8. Letting Your Voice Be Silenced
I raise my children to have a smart mouth, but when it comes to my own, I censor it — depending upon the crowd. Why do I do this? How confusing must that be for my children. I need to be a model of respectful communication for them.
9. Playing the Comparison Game
This gets you absolutely nowhere, and it gets you there fast. Or actually, it gets you somewhere — it takes you to jealous town, and you know what? No one looks good in all green. Check out I’m Happy for You (Sort Of…Not Really): Finding Contentment in a Culture of Comparison, by Kay Wills Wyma, as she discusses the problem of excessive comparison and competition, and the fact that it steals our joy. Additionally, Wyma offers simple remedies to help you reboot your perspective and live more authentically.

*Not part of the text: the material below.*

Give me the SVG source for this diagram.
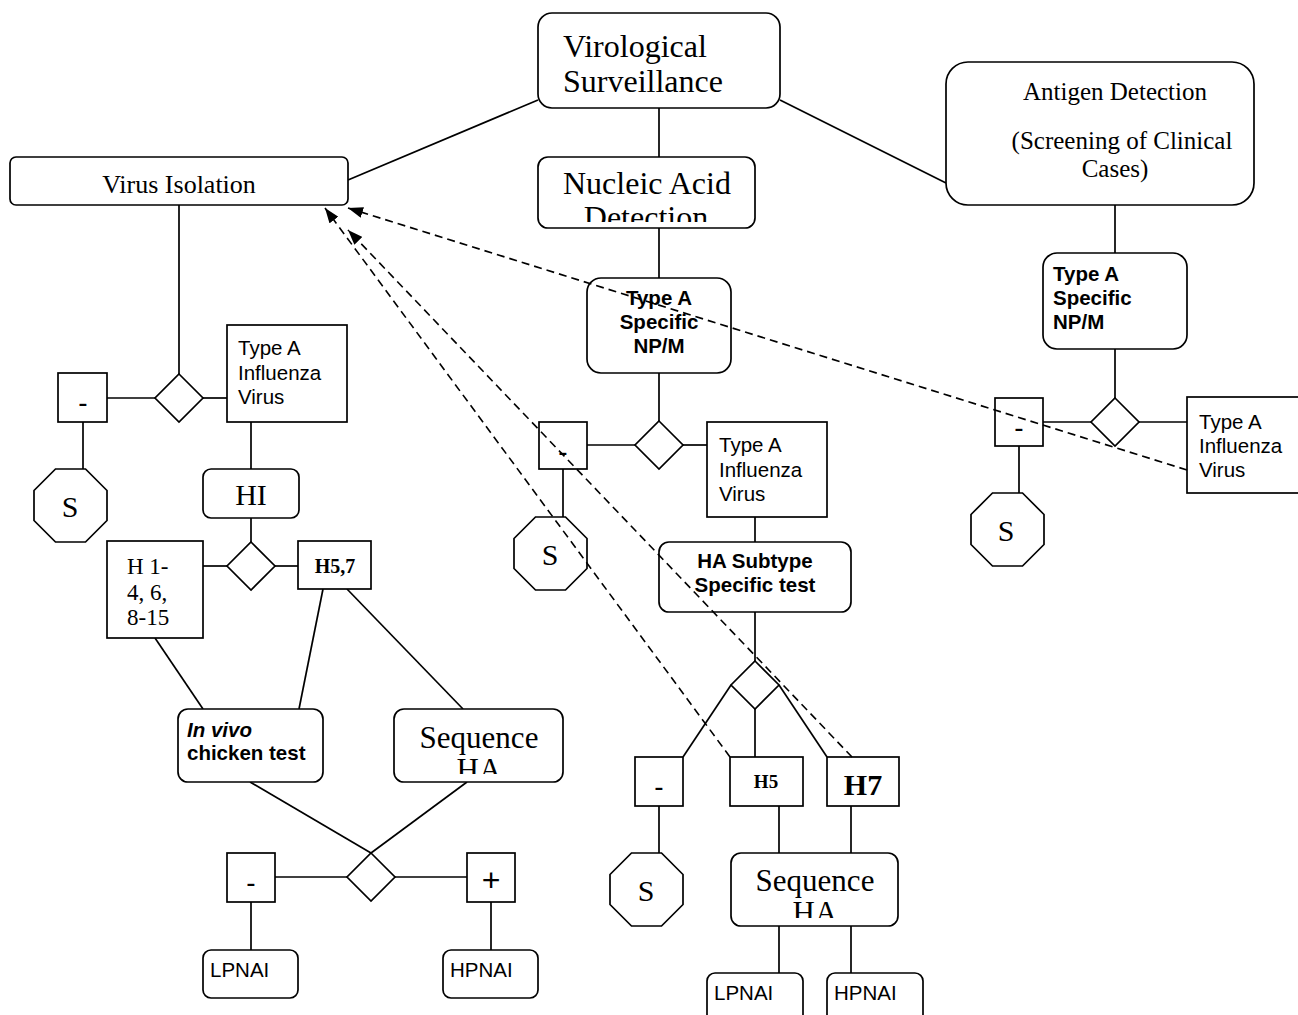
<svg xmlns="http://www.w3.org/2000/svg" width="1298" height="1015" viewBox="0 0 1298 1015">
<style>
.b{fill:#fff;stroke:#000;stroke-width:1.7}
.c{stroke:#000;stroke-width:1.7;fill:none}
.d{stroke:#000;stroke-width:1.6;fill:none;stroke-dasharray:8 5}
.sr{font-family:"Liberation Serif","Times New Roman",serif;fill:#000}
.sa{font-family:"Liberation Sans",Arial,sans-serif;fill:#000;font-size:20.5px}
.bd{font-weight:bold}
.m{text-anchor:middle}
.mi{font-family:"Liberation Sans",Arial,sans-serif;fill:#000;font-size:28px;text-anchor:middle}
.pl{font-family:"Liberation Sans",Arial,sans-serif;fill:#000;font-size:32px;text-anchor:middle}
</style>
<defs>
<marker id="ar" viewBox="0 0 15 11" refX="15" refY="5.5" markerWidth="15" markerHeight="11" markerUnits="userSpaceOnUse" orient="auto">
<path d="M0,0 L15,5.5 L0,11 z" fill="#000"/>
</marker>
<clipPath id="cpN"><rect x="540" y="158" width="214" height="64"/></clipPath>
<clipPath id="cpS1"><rect x="395" y="709" width="167" height="65"/></clipPath>
<clipPath id="cpS2"><rect x="732" y="854" width="165" height="64"/></clipPath>
<clipPath id="cpH"><rect x="108" y="542" width="94" height="85"/></clipPath>
</defs>
<rect width="1298" height="1015" fill="#fff"/>
<g id="connectors">
<line class="c" x1="538" y1="100" x2="348" y2="180"/>
<line class="c" x1="780" y1="100" x2="946" y2="183"/>
<line class="c" x1="659" y1="108" x2="659" y2="157"/>
<line class="c" x1="659" y1="228" x2="659" y2="278"/>
<line class="c" x1="659" y1="373" x2="659" y2="421"/>
<line class="c" x1="587" y1="445" x2="635" y2="445"/>
<line class="c" x1="683" y1="445" x2="707" y2="445"/>
<line class="c" x1="563" y1="469" x2="563" y2="517"/>
<line class="c" x1="755" y1="517" x2="755" y2="542"/>
<line class="c" x1="755" y1="612" x2="755" y2="661"/>
<line class="c" x1="731" y1="685" x2="683" y2="757"/>
<line class="c" x1="755" y1="709" x2="755" y2="757"/>
<line class="c" x1="779" y1="685" x2="827" y2="757"/>
<line class="c" x1="659" y1="806" x2="659" y2="853"/>
<line class="c" x1="779" y1="806" x2="779" y2="853"/>
<line class="c" x1="851" y1="806" x2="851" y2="853"/>
<line class="c" x1="779" y1="926" x2="779" y2="973"/>
<line class="c" x1="851" y1="926" x2="851" y2="973"/>
<line class="c" x1="1115" y1="205" x2="1115" y2="253"/>
<line class="c" x1="1115" y1="349" x2="1115" y2="398"/>
<line class="c" x1="1043" y1="422" x2="1091" y2="422"/>
<line class="c" x1="1139" y1="422" x2="1187" y2="422"/>
<line class="c" x1="1019" y1="446" x2="1019" y2="493"/>
<line class="c" x1="179" y1="205" x2="179" y2="374"/>
<line class="c" x1="107" y1="398" x2="155" y2="398"/>
<line class="c" x1="203" y1="398" x2="227" y2="398"/>
<line class="c" x1="83" y1="422" x2="83" y2="469"/>
<line class="c" x1="251" y1="422" x2="251" y2="469"/>
<line class="c" x1="251" y1="518" x2="251" y2="542"/>
<line class="c" x1="203" y1="566" x2="227" y2="566"/>
<line class="c" x1="275" y1="566" x2="298" y2="566"/>
<line class="c" x1="155" y1="638" x2="203" y2="709"/>
<line class="c" x1="323" y1="589" x2="299" y2="709"/>
<line class="c" x1="347" y1="589" x2="463" y2="709"/>
<line class="c" x1="250" y1="782" x2="371" y2="853"/>
<line class="c" x1="467" y1="782" x2="371" y2="853"/>
<line class="c" x1="275" y1="877" x2="347" y2="877"/>
<line class="c" x1="395" y1="877" x2="467" y2="877"/>
<line class="c" x1="251" y1="902" x2="251" y2="950"/>
<line class="c" x1="491" y1="902" x2="491" y2="950"/>
</g>
<g id="virological-surveillance">
<rect class="b" x="538" y="13" width="242" height="95" rx="14"/>
<text class="sr" x="563" y="57" font-size="32">Virological</text>
<text class="sr" x="563" y="92" font-size="32">Surveillance</text>
</g>
<g id="nucleic-acid-detection">
<rect class="b" x="538" y="157" width="217" height="71" rx="10"/>
<g clip-path="url(#cpN)">
<text class="sr" x="563" y="194" font-size="32">Nucleic Acid</text>
<text class="sr m" x="646" y="228" font-size="32">Detection</text>
</g>
</g>
<g id="antigen-detection">
<rect class="b" x="946" y="62" width="308" height="143" rx="22"/>
<text class="sr m" x="1115" y="100" font-size="25">Antigen Detection</text>
<text class="sr m" x="1122" y="149" font-size="25">(Screening of Clinical</text>
<text class="sr m" x="1115" y="177" font-size="25">Cases)</text>
</g>
<g id="virus-isolation">
<rect class="b" x="10" y="157" width="338" height="48" rx="6"/>
<text class="sr m" x="179" y="193" font-size="26">Virus Isolation</text>
</g>
<g id="np-m-center">
<rect class="b" x="587" y="278" width="144" height="95" rx="14"/>
<text class="sa bd m" x="659" y="305">Type A</text>
<text class="sa bd m" x="659" y="329">Specific</text>
<text class="sa bd m" x="659" y="353">NP/M</text>
</g>
<g id="diamond-center"><polygon class="b" points="659,421 683,445 659,469 635,445"/></g>
<g id="minus-center">
<rect class="b" x="539" y="422" width="48" height="47"/>
<text class="mi" x="563" y="461">-</text>
</g>
<g id="s-center">
<polygon class="b" points="535.5,517 565.5,517 587,538.5 587,568.5 565.5,590 535.5,590 514,568.5 514,538.5"/>
<text class="sr m" x="550" y="565" font-size="30">S</text>
</g>
<g id="typea-center">
<rect class="b" x="707" y="422" width="120" height="95"/>
<text class="sa" x="719" y="452">Type A</text>
<text class="sa" x="719" y="477">Influenza</text>
<text class="sa" x="719" y="501">Virus</text>
</g>
<g id="ha-subtype">
<rect class="b" x="659" y="542" width="192" height="70" rx="10"/>
<text class="sa bd m" x="755" y="568">HA Subtype</text>
<text class="sa bd m" x="755" y="592">Specific test</text>
</g>
<g id="diamond-ha"><polygon class="b" points="755,661 779,685 755,709 731,685"/></g>
<g id="minus-bottom">
<rect class="b" x="635" y="757" width="48" height="49"/>
<text class="mi" x="659" y="796">-</text>
</g>
<g id="s-bottom">
<polygon class="b" points="631.5,853 661.5,853 683,874.5 683,904.5 661.5,926 631.5,926 610,904.5 610,874.5"/>
<text class="sr m" x="646" y="901" font-size="30">S</text>
</g>
<g id="h5">
<rect class="b" x="730" y="757" width="73" height="49"/>
<text class="sr bd m" x="766" y="788" font-size="19">H5</text>
</g>
<g id="h7">
<rect class="b" x="827" y="757" width="72" height="49"/>
<text class="sr bd m" x="863" y="795" font-size="30">H7</text>
</g>
<g id="sequence-ha-right">
<rect class="b" x="731" y="853" width="167" height="73" rx="10"/>
<g clip-path="url(#cpS2)">
<text class="sr m" x="815" y="891" font-size="31">Sequence</text>
<text class="sr m" x="815" y="923" font-size="31">HA</text>
</g>
</g>
<g id="lpnai-right">
<rect class="b" x="707" y="973" width="96" height="50" rx="8"/>
<text class="sa" x="714" y="1000">LPNAI</text>
</g>
<g id="hpnai-right">
<rect class="b" x="827" y="973" width="96" height="50" rx="8"/>
<text class="sa" x="834" y="1000">HPNAI</text>
</g>
<g id="np-m-right">
<rect class="b" x="1043" y="253" width="144" height="96" rx="14"/>
<text class="sa bd" x="1053" y="281">Type A</text>
<text class="sa bd" x="1053" y="305">Specific</text>
<text class="sa bd" x="1053" y="329">NP/M</text>
</g>
<g id="diamond-right"><polygon class="b" points="1115,398 1139,422 1115,446 1091,422"/></g>
<g id="minus-right">
<rect class="b" x="995" y="398" width="48" height="48"/>
<text class="mi" x="1019" y="437">-</text>
</g>
<g id="s-right">
<polygon class="b" points="992.5,493 1022.5,493 1044,514.5 1044,544.5 1022.5,566 992.5,566 971,544.5 971,514.5"/>
<text class="sr m" x="1006" y="541" font-size="30">S</text>
</g>
<g id="typea-right">
<rect class="b" x="1187" y="397" width="112" height="96"/>
<text class="sa" x="1199" y="429">Type A</text>
<text class="sa" x="1199" y="453">Influenza</text>
<text class="sa" x="1199" y="477">Virus</text>
</g>
<g id="diamond-left"><polygon class="b" points="179,374 203,398 179,422 155,398"/></g>
<g id="minus-left">
<rect class="b" x="58" y="373" width="49" height="49"/>
<text class="mi" x="83" y="412">-</text>
</g>
<g id="s-left">
<polygon class="b" points="55.5,469 85.5,469 107,490.5 107,520.5 85.5,542 55.5,542 34,520.5 34,490.5"/>
<text class="sr m" x="70" y="517" font-size="30">S</text>
</g>
<g id="typea-left">
<rect class="b" x="227" y="325" width="120" height="97"/>
<text class="sa" x="238" y="355">Type A</text>
<text class="sa" x="238" y="380">Influenza</text>
<text class="sa" x="238" y="404">Virus</text>
</g>
<g id="hi">
<rect class="b" x="203" y="469" width="96" height="49" rx="8"/>
<text class="sr m" x="251" y="505" font-size="30">HI</text>
</g>
<g id="diamond-hi"><polygon class="b" points="251,542 275,566 251,590 227,566"/></g>
<g id="h1-15">
<rect class="b" x="107" y="541" width="96" height="97"/>
<g clip-path="url(#cpH)">
<text class="sr" x="127" y="574" font-size="23">H 1-</text>
<text class="sr" x="127" y="600" font-size="23">4, 6,</text>
<text class="sr" x="127" y="625" font-size="23">8-15</text>
</g>
</g>
<g id="h57">
<rect class="b" x="298" y="541" width="73" height="48"/>
<text class="sr bd m" x="335" y="573" font-size="20">H5,7</text>
</g>
<g id="in-vivo">
<rect class="b" x="178" y="709" width="145" height="73" rx="10"/>
<text class="sa bd" x="187" y="737" font-style="italic">In vivo</text>
<text class="sa bd" x="187" y="760">chicken test</text>
</g>
<g id="sequence-ha-left">
<rect class="b" x="394" y="709" width="169" height="73" rx="10"/>
<g clip-path="url(#cpS1)">
<text class="sr m" x="479" y="748" font-size="31">Sequence</text>
<text class="sr m" x="479" y="780" font-size="31">HA</text>
</g>
</g>
<g id="diamond-bottom"><polygon class="b" points="371,853 395,877 371,901 347,877"/></g>
<g id="minus-bottom-left">
<rect class="b" x="227" y="853" width="48" height="49"/>
<text class="mi" x="251" y="892">-</text>
</g>
<g id="plus-bottom">
<rect class="b" x="467" y="853" width="48" height="49"/>
<text class="pl" x="491" y="891">+</text>
</g>
<g id="lpnai-left">
<rect class="b" x="203" y="950" width="95" height="48" rx="8"/>
<text class="sa" x="210" y="977">LPNAI</text>
</g>
<g id="hpnai-left">
<rect class="b" x="443" y="950" width="95" height="48" rx="8"/>
<text class="sa" x="450" y="977">HPNAI</text>
</g>
<g id="dashed-connectors">
<line class="d" x1="1187" y1="470" x2="348" y2="208" marker-end="url(#ar)"/>
<line class="d" x1="730" y1="757" x2="325" y2="208" marker-end="url(#ar)"/>
<line class="d" x1="852" y1="757" x2="348" y2="230" marker-end="url(#ar)"/>
</g>
</svg>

10. Not Focusing on Your Relationship With Your Partner
Your relationship with your partner or spouse is the basis for how your children will compare all of their relationships. In most cases, whether they mean to or not, they will attempt to duplicate a similar partnership to the one they grew up observing. This is why, more than anything, you need to love your partner as you want your children to be loved, and why you must be willing to consistently ask “what about us?”
As you can see, this mom still has a lot of work to do in order to become the healthiest version of herself and the best role model and example for her children. But wouldn’t you say that one of the healthiest decisions you can make as a parent is to recognize and modify your unhealthy habits? Well, I’ve got it started for you. Now, it’s your turn.